Reconstruction of transcriptional network analysis

In order to identify risk regulons associated with MMAS, we used R/BioConductor package ‘RTN’ to identify putative transcription factor (TF) regulons. Subsequently, R/BioConductor package ‘RTNsurvival’ was conducted to compute the individual regulon activity, which was further stratified for the survival analysis. Any association between MMAS and regulon activity was examined by using Fisher’s exact test.

Statistical analysis

To test the association between clinical attributes, such as sex, TNM stage, location, CEA, alcohol, family cancer history, histological grade and smoke, and presence of fusion or MMAS, Fisher’s exact test was used and P value < 0.05 was considered as a significant association. For patient survival analyses (both OS and DFS), Kaplan-Meier method with log-rank test and Cox proportional hazard models were performed by using the R package ‘survival’ and ‘survminer’. Stage-four patients were not included for the DFS analysis.

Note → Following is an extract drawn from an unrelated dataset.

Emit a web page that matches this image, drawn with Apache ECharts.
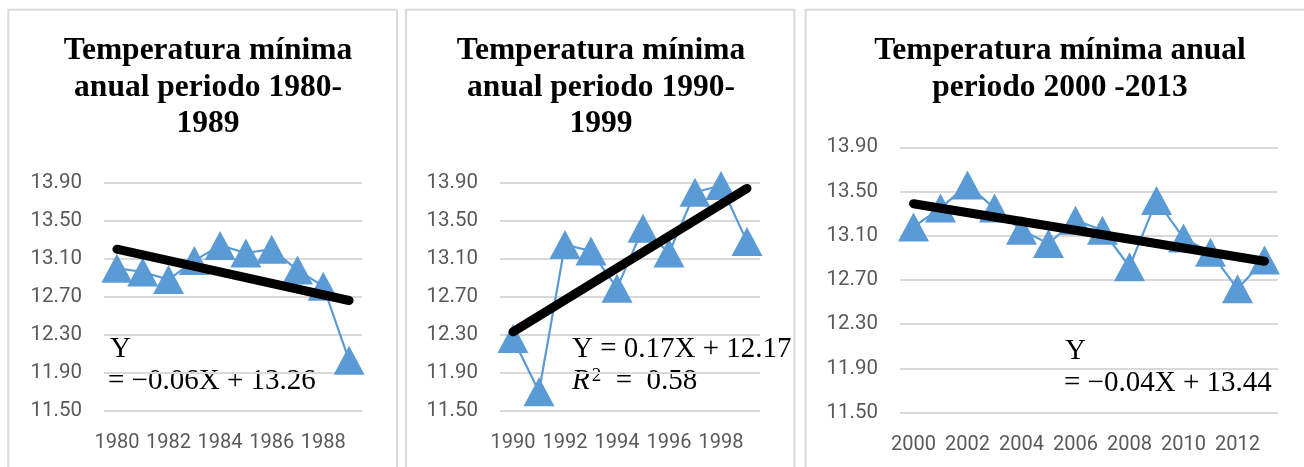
<!DOCTYPE html>
<html>
<head>
<meta charset="utf-8">
<script src="https://cdn.jsdelivr.net/npm/echarts@6/dist/echarts.min.js"></script>
<style>
html,body{margin:0;padding:0;background:#fff;}
#c{width:1304px;height:467px;}
</style>
</head>
<body>
<div id="c"></div>
<script>
// ---- data ----
const years1 = ['1980','1981','1982','1983','1984','1985','1986','1987','1988','1989'];
const temp1  = [13.00, 12.96, 12.88, 13.08, 13.24, 13.16, 13.20, 12.98, 12.81, 12.03];
const trend1 = [13.20, 12.66];

const years2 = ['1990','1991','1992','1993','1994','1995','1996','1997','1998','1999'];
const temp2  = [12.26, 11.70, 13.25, 13.18, 12.79, 13.42, 13.16, 13.80, 13.87, 13.28];
const trend2 = [12.33, 13.84];

const years3 = ['2000','2001','2002','2003','2004','2005','2006','2007','2008','2009','2010','2011','2012','2013'];
const temp3  = [13.18, 13.35, 13.56, 13.35, 13.15, 13.03, 13.24, 13.15, 12.82, 13.42, 13.08, 12.95, 12.62, 12.88];
const trend3 = [13.39, 12.87];

const yMin = 11.5, yMax = 13.9, yStep = 0.4;

const titles = [
  'Temperatura mínima\nanual periodo 1980-\n1989',
  'Temperatura mínima\nanual periodo 1990-\n1999',
  'Temperatura mínima anual\nperiodo 2000 -2013'
];

// ---- chart ----
const chart = echarts.init(document.getElementById('c'));
const BLUE = '#5B9BD5';
const GRID = '#D9D9D9';
const LABEL = '#595959';

const grids = [
  {left: 104, top: 182.7, width: 258, height: 228},
  {left: 500, top: 182.7, width: 260, height: 228},
  {left: 900, top: 147.3, width: 378, height: 265.4}
];
const cats = [years1, years2, years3];
const temps = [temp1, temp2, temp3];
const trends = [trend1, trend2, trend3];

function xAxis(i){
  return {
    type: 'category', gridIndex: i, data: cats[i], boundaryGap: true,
    axisLine: {show: false}, axisTick: {show: false},
    axisLabel: {interval: 1, color: LABEL, fontFamily: 'Roboto', fontSize: 20, margin: 22}
  };
}
function yAxis(i){
  return {
    type: 'value', gridIndex: i, min: yMin, max: yMax, interval: yStep,
    axisLine: {show: false}, axisTick: {show: false},
    splitLine: {lineStyle: {color: GRID, width: 2}},
    axisLabel: {color: LABEL, fontFamily: 'Roboto', fontSize: 20.5, margin: 22,
      formatter: v => v.toFixed(2)}
  };
}
const series = [];
for (let i = 0; i < 3; i++) {
  series.push({
    type: 'line', xAxisIndex: i, yAxisIndex: i, data: temps[i],
    lineStyle: {color: BLUE, width: 2.2}, itemStyle: {color: BLUE},
    symbol: 'triangle', symbolSize: [31, 29], showAllSymbol: true, z: 2, animation: false
  });
  const c = cats[i];
  series.push({
    type: 'line', xAxisIndex: i, yAxisIndex: i,
    data: [[c[0], trends[i][0]], [c[c.length-1], trends[i][1]]],
    lineStyle: {color: '#000', width: 9, cap: 'round'},
    symbol: 'none', z: 3, animation: false
  });
}

const titleCenters = [208, 601, 1060];
const graphic = [
  {type: 'rect', shape: {x: 8.3, y: 9.7, width: 388.7, height: 480}, style: {fill: 'none', stroke: GRID, lineWidth: 2}, silent: true},
  {type: 'rect', shape: {x: 406, y: 9.7, width: 388.3, height: 480}, style: {fill: 'none', stroke: GRID, lineWidth: 2}, silent: true},
  {type: 'rect', shape: {x: 805.7, y: 9.7, width: 520, height: 480}, style: {fill: 'none', stroke: GRID, lineWidth: 2}, silent: true}
];
titles.forEach((t, i) => {
  graphic.push({type: 'text', x: titleCenters[i], y: 33, silent: true,
    style: {text: t, fill: '#000', font: 'bold 31.5px "Liberation Serif"', lineHeight: 36.5,
      textAlign: 'center', textVerticalAlign: 'top'}});
});
const eqFont = '29px "Liberation Serif"';
function eqText(x, y, text, rich){
  const s = {text: text, fill: '#000', font: eqFont, textAlign: 'left', textVerticalAlign: 'middle'};
  if (rich) s.rich = rich;
  graphic.push({type: 'text', x: x, y: y, silent: true, style: s});
}
eqText(110, 349, 'Y');
eqText(108, 381, '= −0.06X + 13.26');
eqText(572, 349, 'Y = 0.17X + 12.17');
eqText(572, 381, '{i|R}{s|2}  =  0.58', {
  i: {font: 'italic 29px "Liberation Serif"', fill: '#000', verticalAlign: 'middle'},
  s: {font: '19px "Liberation Serif"', fill: '#000', verticalAlign: 'top', padding: [0, 0, 0, 2]}
});
eqText(1065, 351, 'Y');
eqText(1064, 383, '= −0.04X + 13.44');

chart.setOption({
  animation: false,
  backgroundColor: '#fff',
  grid: grids,
  xAxis: [xAxis(0), xAxis(1), xAxis(2)],
  yAxis: [yAxis(0), yAxis(1), yAxis(2)],
  series: series,
  graphic: graphic
});
</script>
</body>
</html>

Ethics approval and consent to participate

This study was approved by the Chang Gung Memorial Hospital Institutional Review Board as a retrospective analysis (IRB 103-2529B) and was conducted within the guidelines of the Declaration of Helsinki. Patients/families were counseled in the context of the present study design, and all participants provided written informed consent to participate in the study.

Consent for publication

All individuals involved in this study provided consent for publication. We also obtained consent to publish the clinical information of all individuals presented in this study.